Una de las palabras más repetidas estas semanas en Catalunya es incertesa. En castellano, incertidumbre, preocupación, inquietud. Sería estúpido negar que el momento genera incertesa en la gente y más aún en los bolsillos; el dinero huele el miedo y de ahí expresiones como «pánico bursátil». Tras lo del sábado, ese miedo no ha cambiado de bando, sigue instalado en los dos bloques en conflicto, pero el caos sí se ha movido. Hasta ahora había sido fácil para el establishment imputar el traslado de empresas y otros factores a la cuenta de resultados del bando indepe: el caos es la independencia y eso se nota incluso sin que se proclame, han dicho. Pero la apuesta española por este 155 extremo cambia este paradigma: no cabe más inestabilidad que no saber siquiera quién o qué gobierna, cómo se cobran las facturas, a quién obedece la Policía...

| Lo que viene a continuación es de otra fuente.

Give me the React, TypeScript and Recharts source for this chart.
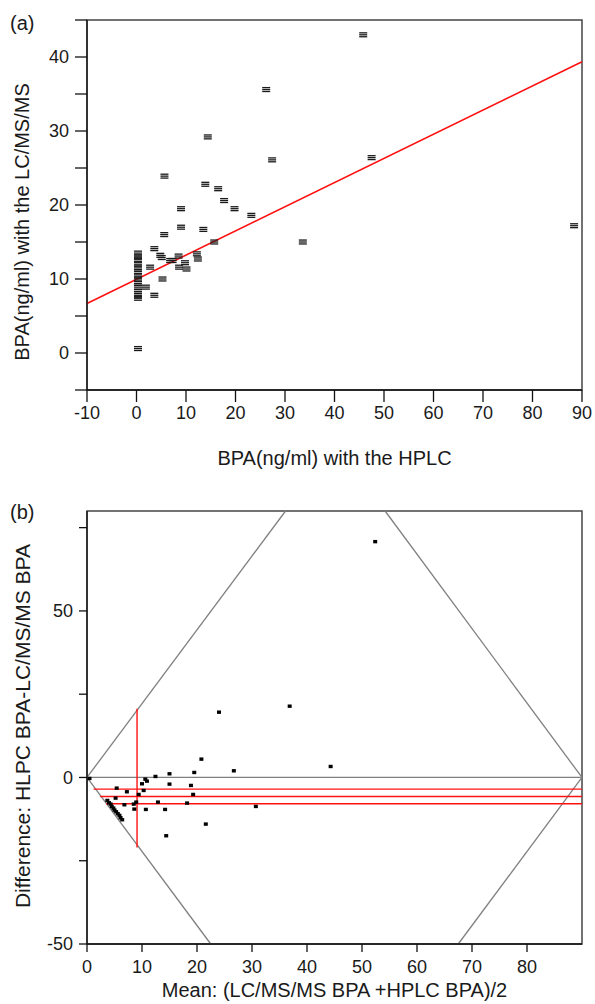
import React from 'react';
import {
  ScatterChart,
  Scatter,
  XAxis,
  YAxis,
  ReferenceLine,
  ReferenceArea,
} from 'recharts';

const FONT = '"Liberation Sans", Arial, sans-serif';

// (a) BPA by HPLC (x) against BPA by LC/MS/MS (y)
const hplcA = [
  0.3, 0.3, 0.3, 0.3, 0.3, 0.3, 0.3, 0.3, 0.3, 0.3, 0.3, 0.3, 0.3, 0.3,
  1.9, 2.75, 3.6, 3.6, 4.8, 5.1, 5.25, 5.6, 5.65, 6.8, 7.3, 8.5, 8.6, 9.0,
  9.0, 9.8, 10.1, 12.2, 12.4, 13.5, 13.9, 14.4, 15.7, 16.5, 17.7, 19.8,
  23.2, 26.2, 27.4, 33.6, 45.8, 47.5, 88.4,
];
const lcmsA = [
  13.5, 13.0, 12.6, 12.0, 11.5, 11.0, 10.4, 10.0, 9.4, 8.9, 8.3, 7.8, 7.4, 0.6,
  8.9, 11.6, 7.8, 14.1, 13.2, 12.9, 10.0, 16.0, 23.9, 12.5, 12.5, 13.1, 11.6, 17.0,
  19.5, 12.2, 11.35, 13.4, 12.7, 16.7, 22.8, 29.2, 15.0, 22.2, 20.6, 19.5,
  18.6, 35.6, 26.1, 15.0, 43.0, 26.4, 17.2,
];
const fitLine = [
  { x: -10, y: 6.7 },
  { x: 90, y: 39.35 },
];
const xTicksA = [-10, 0, 10, 20, 30, 40, 50, 60, 70, 80, 90];
const yTicksA = [-5, 0, 5, 10, 15, 20, 25, 30, 35, 40, 45];
const yLabelsA = [0, 10, 20, 30, 40];

// (b) mean of both methods (x) against difference (y)
const meanB = [
  0.45, 3.7, 4.0, 4.3, 4.5, 4.8, 5.0, 5.3, 5.6, 5.9, 6.1, 6.4,
  5.4, 5.2, 6.8, 7.25, 8.5, 8.6, 8.95, 9.4, 10.0, 10.3, 10.6, 10.7, 10.9,
  12.45, 12.9, 14.2, 14.4, 15.0, 15.0, 18.2, 18.9, 19.3, 19.5, 20.8, 21.6,
  24.0, 26.7, 30.7, 36.85, 44.3, 52.4,
];
const diffB = [
  -0.3, -6.9, -7.6, -8.0, -8.7, -9.2, -9.8, -10.3, -10.9, -11.4, -12.1, -12.7,
  -3.2, -6.2, -8.2, -4.3, -8.0, -9.5, -7.4, -5.1, -1.9, -3.9, -0.5, -9.6, -1.1,
  0.3, -7.4, -9.6, -17.5, 1.1, -2.0, -7.7, -2.4, -5.1, 1.5, 5.5, -14.0,
  19.6, 2.0, -8.7, 21.4, 3.3, 70.8,
];
const limitSegments = [
  [{ x: 0, y: 0 }, { x: 36.1, y: 80 }],
  [{ x: 0, y: 0 }, { x: 22.5, y: -50 }],
  [{ x: 90, y: 0 }, { x: 54.2, y: 80 }],
  [{ x: 90, y: 0 }, { x: 67.5, y: -50 }],
  [{ x: 0, y: 0 }, { x: 90, y: 0 }],
];
const biasLines = [
  { y: -3.5, from: 1.2 },
  { y: -5.7, from: 2.4 },
  { y: -7.9, from: 3.5 },
];
const meanLine = { x: 9.1, from: -21, to: 20.6 };
const xTicksB = [0, 10, 20, 30, 40, 50, 60, 70, 80];
const yTicksB = [-50, -25, 0, 25, 50, 75];
const yLabelsB = [-50, 0, 50];

const pointsA = hplcA.map((x, i) => ({ x, y: lcmsA[i] }));
const pointsB = meanB.map((x, i) => ({ x, y: diffB[i] }));

const tickStyle = { fontSize: 18, fill: '#1a1a1a', fontFamily: FONT };

const StripedMarker = (props: any) => {
  const { cx, cy } = props;
  return (
    <g>
      <rect x={cx - 4} y={cy - 2.6} width={8} height={1.3} fill="#1a1a1a" />
      <rect x={cx - 4} y={cy - 0.65} width={8} height={1.3} fill="#1a1a1a" />
      <rect x={cx - 4} y={cy + 1.3} width={8} height={1.3} fill="#1a1a1a" />
    </g>
  );
};

const DotMarker = (props: any) => {
  const { cx, cy } = props;
  return <rect x={cx - 2} y={cy - 1.7} width={4} height={3.4} fill="#000" />;
};

const xTitle = (text: string, y: number) => (p: any) => {
  const vb = p.viewBox || {};
  return (
    <text
      x={vb.x + vb.width / 2}
      y={y}
      textAnchor="middle"
      dominantBaseline="central"
      fontSize={20}
      fontFamily={FONT}
      fill="#1a1a1a"
    >
      {text}
    </text>
  );
};

const yTitle = (text: string, x: number, y: number, size = 20) => () => (
  <text
    x={x}
    y={y}
    transform={`rotate(-90 ${x} ${y})`}
    textAnchor="middle"
    dominantBaseline="central"
    fontSize={size}
    fontFamily={FONT}
    fill="#1a1a1a"
  >
    {text}
  </text>
);

const panelTag = (top: number): React.CSSProperties => ({
  position: 'absolute',
  left: 10,
  top,
  fontSize: 20,
  fontFamily: FONT,
  color: '#1a1a1a',
});

export default function App() {
  return (
    <div style={{ position: 'absolute', left: 0, top: 0, width: 595, height: 1004, background: '#fff' }}>
      <div style={panelTag(12)}>(a)</div>
      <div style={{ position: 'absolute', left: 0, top: 0 }}>
        <ScatterChart width={595} height={480} margin={{ top: 20, right: 13, bottom: 0, left: 0 }}>
          <XAxis
            type="number"
            dataKey="x"
            domain={[-10, 90]}
            ticks={xTicksA}
            allowDataOverflow
            height={90}
            stroke="#111"
            strokeWidth={1.3}
            tickSize={12}
            tickMargin={4}
            tick={tickStyle}
            label={xTitle('BPA(ng/ml) with the HPLC', 458)}
          />
          <YAxis
            type="number"
            dataKey="y"
            domain={[-5, 45]}
            ticks={yTicksA}
            allowDataOverflow
            width={87}
            stroke="#111"
            strokeWidth={1.3}
            tickSize={12}
            tickMargin={6}
            tick={tickStyle}
            tickFormatter={(v: number) => (yLabelsA.includes(v) ? String(v) : '')}
            label={yTitle('BPA(ng/ml) with the LC/MS/MS', 22, 222)}
          />
          <ReferenceArea x1={-10} x2={90} y1={-5} y2={45} fill="none" stroke="#444" strokeWidth={1.5} ifOverflow="visible" />
          <ReferenceLine segment={fitLine} stroke="#ff1010" strokeWidth={1.6} ifOverflow="visible" />
          <Scatter data={pointsA} shape={StripedMarker} isAnimationActive={false} />
        </ScatterChart>
      </div>

      <div style={panelTag(501)}>(b)</div>
      <div style={{ position: 'absolute', left: 0, top: 480 }}>
        <ScatterChart width={595} height={524} margin={{ top: 31, right: 13, bottom: 0, left: 0 }}>
          <XAxis
            type="number"
            dataKey="x"
            domain={[0, 90]}
            ticks={xTicksB}
            allowDataOverflow
            height={60}
            stroke="#111"
            strokeWidth={1.3}
            tickSize={8}
            tickMargin={8}
            tick={tickStyle}
            label={xTitle('Mean: (LC/MS/MS BPA +HPLC BPA)/2', 510)}
          />
          <YAxis
            type="number"
            dataKey="y"
            domain={[-50, 80]}
            ticks={yTicksB}
            allowDataOverflow
            width={87}
            stroke="#111"
            strokeWidth={1.3}
            tickSize={8}
            tickMargin={6}
            tick={tickStyle}
            tickFormatter={(v: number) => (yLabelsB.includes(v) ? String(v) : '')}
            label={yTitle('Difference: HLPC BPA-LC/MS/MS BPA', 22, 246, 21)}
          />
          <ReferenceArea x1={0} x2={90} y1={-50} y2={80} fill="none" stroke="#444" strokeWidth={1.5} ifOverflow="visible" />
          {limitSegments.map((seg, i) => (
            <ReferenceLine key={`lim-${i}`} segment={seg} stroke="#808080" strokeWidth={1.3} ifOverflow="visible" />
          ))}
          {biasLines.map((b) => (
            <ReferenceLine
              key={`bias-${b.y}`}
              segment={[{ x: b.from, y: b.y }, { x: 90, y: b.y }]}
              stroke="#ff1010"
              strokeWidth={1.4}
              ifOverflow="visible"
            />
          ))}
          <ReferenceLine
            segment={[{ x: meanLine.x, y: meanLine.from }, { x: meanLine.x, y: meanLine.to }]}
            stroke="#ff1010"
            strokeWidth={1.4}
            ifOverflow="visible"
          />
          <Scatter data={pointsB} shape={DotMarker} isAnimationActive={false} />
        </ScatterChart>
      </div>
    </div>
  );
}
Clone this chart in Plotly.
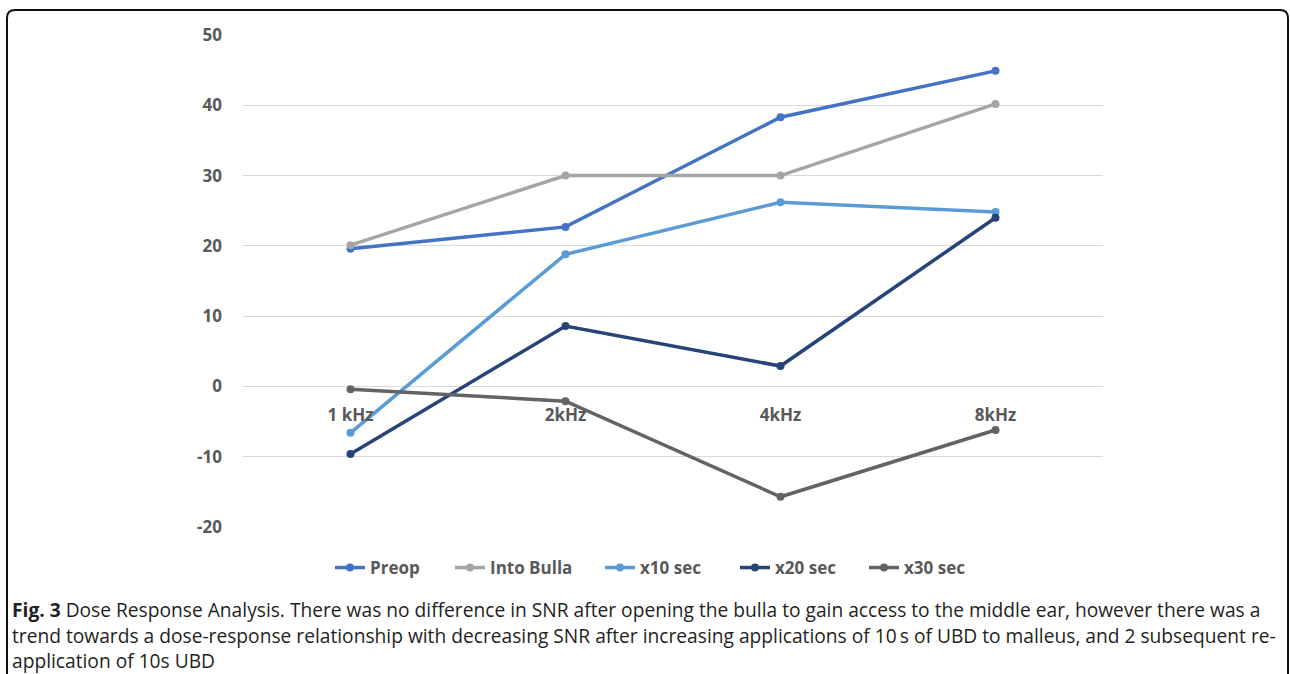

Es por ello que Rajoy pidió el sábado a las empresas catalanas que no se vayan –sí, es el mismo que el 6 de octubre, casi ayer, aprobó un decreto para favorecer esa fuga–. Es por ello también que el Ministerio del Interior destacó ayer «el buen hacer de los Mossos frente al crimen organizado»; ¿alguien imagina una respuesta eficaz desde un cuartel de Madrid a un atentado yihadista como los de agosto en Barcelona y Cambrils? Y ¿cómo no va a provocar zozobra que el PP que convirtió en pozo de escándalos la tele de Madrid, cerró la valenciana y ha reducido la española a un NoDo moderno tome la riendas de TV3? Tampoco da estabilidad precisamente que se amenace con descaro a cualquier responsable o funcionario que no cumpla órdenes dictadas a 600 kilómetros.
La preocupación por el escenario de encrucijada es común a todos, lógico, pero la incertesa de la independencia no resulta hoy mayor que la de esta dependencia imposible siquiera de gestionar. Y no habría que olvidar ni un minuto que todo este caos lo hubiera evitado un referéndum pactado, el mismo que hizo y sigue haciendo de Escocia o Quebec sociedades estables, maduras, conciliadas, mejores.